Question

An elevator that can carry a maximum load of $1800kg$(elevator + passenger) is moving up with a constant speed of$2m{s^ - }^1$. The frictional force opposing the motion is 4000N. What is the minimum power delivered by the motor to the elevator?
(A) $22kW$
(B) $44kW$
(C) $66kW$
(D) $88kW$

Answer 1

Hint: Here the elevator is moving up and frictional force always opposes relative motion. Thus, frictional force will be in downward direction. The force due to load of the elevator will always be in the downward direction.
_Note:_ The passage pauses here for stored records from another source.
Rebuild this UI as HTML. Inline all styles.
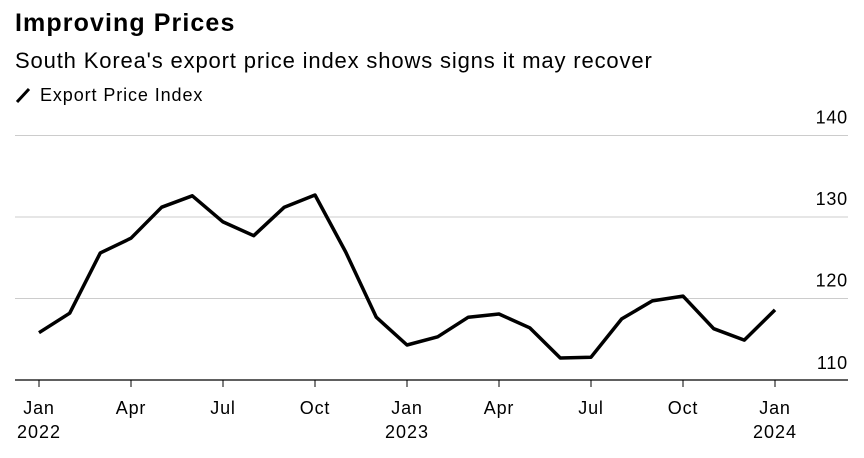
<!DOCTYPE html>
<html><head><meta charset="utf-8"><style>
body{margin:0;background:#fff;width:864px;height:453px;overflow:hidden;font-family:"Liberation Sans",sans-serif;}
</style></head><body>
<svg width="864" height="453">
<text x="15" y="31" font-size="25" font-weight="bold" letter-spacing="1.1" fill="#000">Improving Prices</text>
<text x="15" y="68" font-size="22" letter-spacing="0.85" fill="#000">South Korea's export price index shows signs it may recover</text>
<g>
<line x1="17" y1="102" x2="29" y2="89" stroke="#000" stroke-width="3"/>
<text x="40" y="101" font-size="18" letter-spacing="0.9" fill="#000">Export Price Index</text>
</g>
<g id="grid"></g><g id="xax"></g>
<path id="line" fill="none" stroke="#000" stroke-width="3.5" stroke-linejoin="round"/>
</svg>
<script>
const months=["Jan","Apr","Jul","Oct","Jan","Apr","Jul","Oct","Jan"];
const years=["2022","","","","2023","","","","2024"];
const yTicks=[110,120,130,140];
const values=[115.8,118.2,125.6,127.4,131.2,132.6,129.4,127.7,131.2,132.7,125.7,117.7,114.3,115.3,117.7,118.1,116.4,112.7,112.8,117.5,119.7,120.3,116.3,114.9,118.6];
const NS="http://www.w3.org/2000/svg";
const x=i=>39+i*(775-39)/24;
const y=v=>380-(v-110)*8.15;
function mk(t,a,p,txt){const e=document.createElementNS(NS,t);for(const k in a)e.setAttribute(k,a[k]);if(txt!==undefined)e.textContent=txt;p.appendChild(e);return e;}
const g=document.getElementById('grid');
yTicks.forEach(v=>{
 const l=mk('line',{x1:15,x2:848,y1:y(v),y2:y(v),stroke:v===110?'#000':'#ccc','stroke-width':v===110?1.2:1},g);
 
 
 const t=mk('text',{x:848,y:v===110?y(v)-11:y(v)-12,'text-anchor':'end','font-size':18,'letter-spacing':0.8,fill:'#000'},g,String(v));
 
 
});
const xa=document.getElementById('xax');
months.forEach((m,i)=>{
 const xi=x(i*3);
 const tk=mk('line',{x1:xi,x2:xi,y1:380,y2:387,stroke:'#000','stroke-width':1},xa);
 
 
 const t=mk('text',{x:xi,y:414,'text-anchor':'middle','font-size':18,'letter-spacing':0.8,fill:'#000'},xa,m);
 
 
 if(years[i]){const yt=mk('text',{x:xi,y:438,'text-anchor':'middle','font-size':18,'letter-spacing':1,fill:'#000'},xa,years[i]);
 
 }
});
document.getElementById('line').setAttribute('d',values.map((v,i)=>(i?'L':'M')+x(i).toFixed(1)+','+y(v).toFixed(1)).join(''));
</script>
</body></html>
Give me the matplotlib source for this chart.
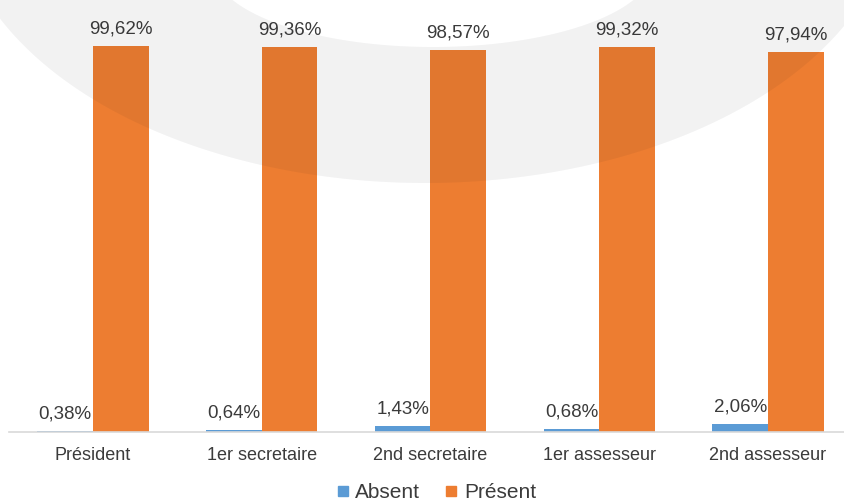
import numpy as np
import matplotlib
matplotlib.use("Agg")
import matplotlib.pyplot as plt
from matplotlib.path import Path
from matplotlib.patches import PathPatch
from matplotlib.lines import Line2D

plt.rcParams['font.family'] = ['Liberation Sans', 'DejaVu Sans']

# Data
categories = ["Président", "1er secretaire", "2nd secretaire", "1er assesseur", "2nd assesseur"]
absent = [0.38, 0.64, 1.43, 0.68, 2.06]
present = [99.62, 99.36, 98.57, 99.32, 97.94]
series_names = ["Absent", "Présent"]

blue = "#5B9BD5"
orange = "#ED7D31"
text_col = "#3b3b3b"

fig = plt.figure(figsize=(8.45, 5.04), dpi=100)
ax = fig.add_axes([8.6 / 845, 72 / 504, 843.75 / 845, 387.5 / 504])

x = np.arange(len(categories))
w = 0.33
b1 = ax.bar(x - w / 2, absent, w, color=blue)
b2 = ax.bar(x + w / 2, present, w, color=orange)

# data labels
def fmt(v):
    return f"{v:.2f}%".replace(".", ",")

for bars, vals in ((b1, absent), (b2, present)):
    for rect, v in zip(bars, vals):
        ax.annotate(fmt(v), (rect.get_x() + rect.get_width() / 2, v),
                    xytext=(0, 9), textcoords="offset points",
                    ha="center", va="baseline", fontsize=13.5, color=text_col)

ax.set_xlim(-0.5, len(categories) - 0.5)
ax.set_ylim(0, 100)
ax.set_xticks(x)
ax.set_xticklabels(categories, fontsize=13, color=text_col)
ax.tick_params(axis="x", length=0, pad=11)
ax.set_yticks([])
for s in ("top", "right", "left"):
    ax.spines[s].set_visible(False)
ax.spines["bottom"].set_color("#d9d9d9")
ax.spines["bottom"].set_linewidth(1.2)

# legend
handles = [Line2D([], [], marker="s", linestyle="None", color=c, markersize=7)
           for c in (blue, orange)]
fig.legend(handles, series_names, loc="center", bbox_to_anchor=(434 / 845, 1 - 493 / 504),
           ncol=2, frameon=False, fontsize=15, handletextpad=0.1, columnspacing=1.0,
           handlelength=1.0, labelcolor=text_col)

# grey ring watermark laid over the chart
ov = fig.add_axes([0, 0, 1, 1], zorder=10)
ov.set_xlim(0, 845)
ov.set_ylim(504, 0)
ov.axis("off")
ov.patch.set_alpha(0)

t = np.linspace(0, 2 * np.pi, 400)
outer = np.column_stack([425 + 470 * np.cos(t), -104 + 287 * np.sin(t)])
inner = np.column_stack([433 + 220 * np.cos(t[::-1]), -33 + 80 * np.sin(t[::-1])])
verts = np.concatenate([outer, inner])
codes = np.full(len(verts), Path.LINETO)
codes[0] = Path.MOVETO
codes[len(outer)] = Path.MOVETO
ring = PathPatch(Path(verts, codes), facecolor="#16161a", edgecolor="none", alpha=0.055)
ov.add_patch(ring)

fig.savefig("out.png", dpi=100)
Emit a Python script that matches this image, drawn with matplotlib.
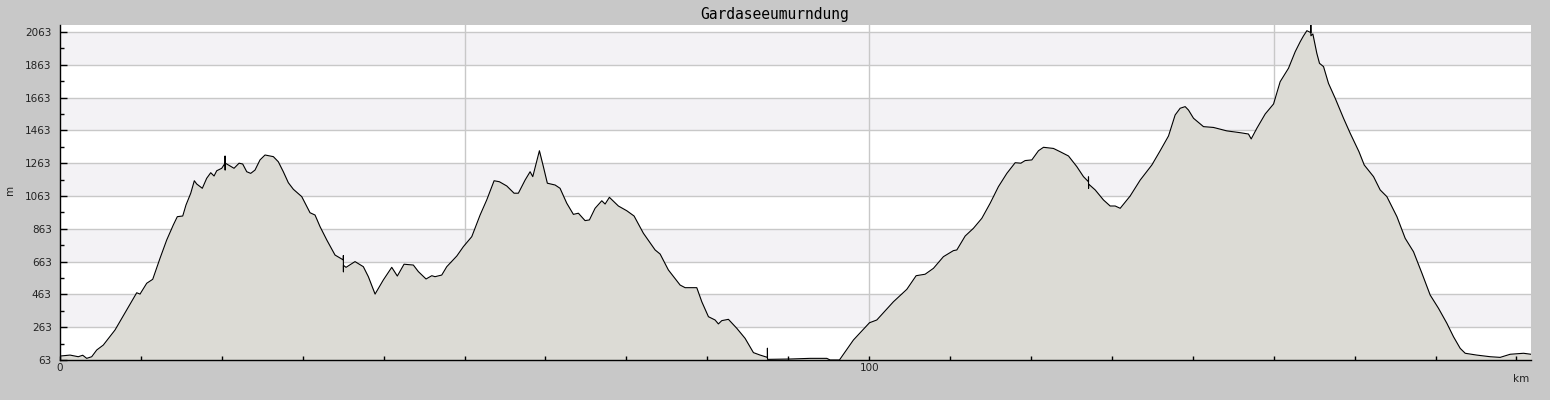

Complete Step by step solution:
Given, the maximum load the elevator can carry is${M_L} = 1800kg$.
The gravitational force due to this load is given as,
${F_L} = {M_L}g$
$ \Rightarrow {F_L} = 1800 \times 9.8$
Then, we get
$ \Rightarrow {F_L} = 17640N$
The frictional force opposing the motion of the elevator is
$f = 4000N$
The elevator is moving up with a constant velocity of
$v = 2m{s^ - }^1$
We know that frictional force always opposes relative motion. So, when the elevator is moving up the frictional force is in downward direction.
Total force in downward direction is
${F_D} = {F_L} + f$
$ \Rightarrow {F_D} = 17640 + 4000$
So we have
${F_D} = 21640N$
We know that, power delivered to a system moving with constant velocity can be written as
$Power,P = Force \times velocity$
Or, $P = {F_D} \times v$
Putting numeric values into the above equation, we get
$P = 21640 \times 2$
$ \Rightarrow P = 43280W$
Converting the units from $W$to $kW$, we get
$P = \dfrac{{43280}}{{1000}}kW$
$ \Rightarrow P = 43.2kW$
It can be approximated according to the options given in the problem as, we have
$P \simeq 44kW$

Hence, Option (B) is correct.

Note: Here, I have used $g = 9.8m{s^ - }^2$to get an accurate answer. But it is very important to keep in mind that you can take $g = 10m{s^ - }^2$and still get the correct answer in less time. It is preferable to take $g = 10m{s^ - }^2$in exam if the options are rounded off. If the options have decimal values, you should proceed with$g = 9.8m{s^ - }^2$.